Holly Martens vient retrouver son ami Harry Lime à Vienne, mais celui-ci vient d'être enterré après avoir été renversé par un camion. Seulement le rapport de police mentionne deux hommes penchés sur Lime, son partenaire commercial et M. Popescu, alors que le concierge dit qu'il y en avait trois. Par ailleurs les deux premiers témoins disent que Lime eut quelques mots avant de mourir, alors que le concierge dit qu'il est mort sur le coup et que son visage était méconnaissable. Et puis il y a la petite amie de Lime, Anna, et ces flics des différentes zones internationales qui sillonnent Vienne, et qui enquêtent sur les trafics de ce bon vieux Harry.

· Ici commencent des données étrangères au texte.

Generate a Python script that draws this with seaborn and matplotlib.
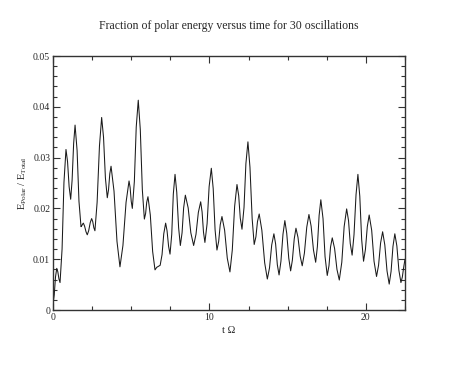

"Le troisième homme" est une magnifique introduction au film noir. La musique de Karas, véritable ciment du montage, lui donne une atmosphère décontractée, bonhomme et nostalgique. Il y a une idée visuelle tous les trois ou quatre plans, et le montage est plutôt nerveux, ce qui fait que même s'il ne se passe pas tant de choses que ça à l'écran, on ne s'ennuie jamais. C'est un festival de plans obliques, de perspectives brisées (les escaliers en ruine filmés en diagonales, les nombreux escaliers en colimaçon...), d'effets de fumée et de lumière (ces carrés de lumière défilant par une fenêtre tandis qu'un train s'en va, ces ombres de ballon se reflétant sur des façades, les pavés humides nettoyés au jet d'eau, les kiosques et nombreuses statues...). La scène de poursuite dans les égoûts, peut-être un peu trop longue pour notre regard blasé, développe le thème du labyrinthe à la Piranese, transposition physique de la perte des repères moraux. Au niveau formel, c'est un véritable plaisir de cinéphile. Quelle belle photo noir et blanc, décidément on atteint le sommet de la photogénie dans ces années-là.
Le prologue... Glamour et sarcastique, un des prologues les plus léchés de l'histoire du cinéma.
Il y a quelques symboles un peu gonflés, comme le chat qui snobe Holly, avec Anna qui dit "il n'aimait que Harry". Manière de dire que toute relation sexuelle entre Holly et Anna est condamnée.
Et puis c'est un film noir, avec des poursuites, des interrogatoires, des dilemmes moraux, une femme qu'on ne peut pas avoir : Vienne est immorale, la vie humaine coûte 20 000 dollars nets d'impôts et le choix d'aider la loi est juste, mais frustrant.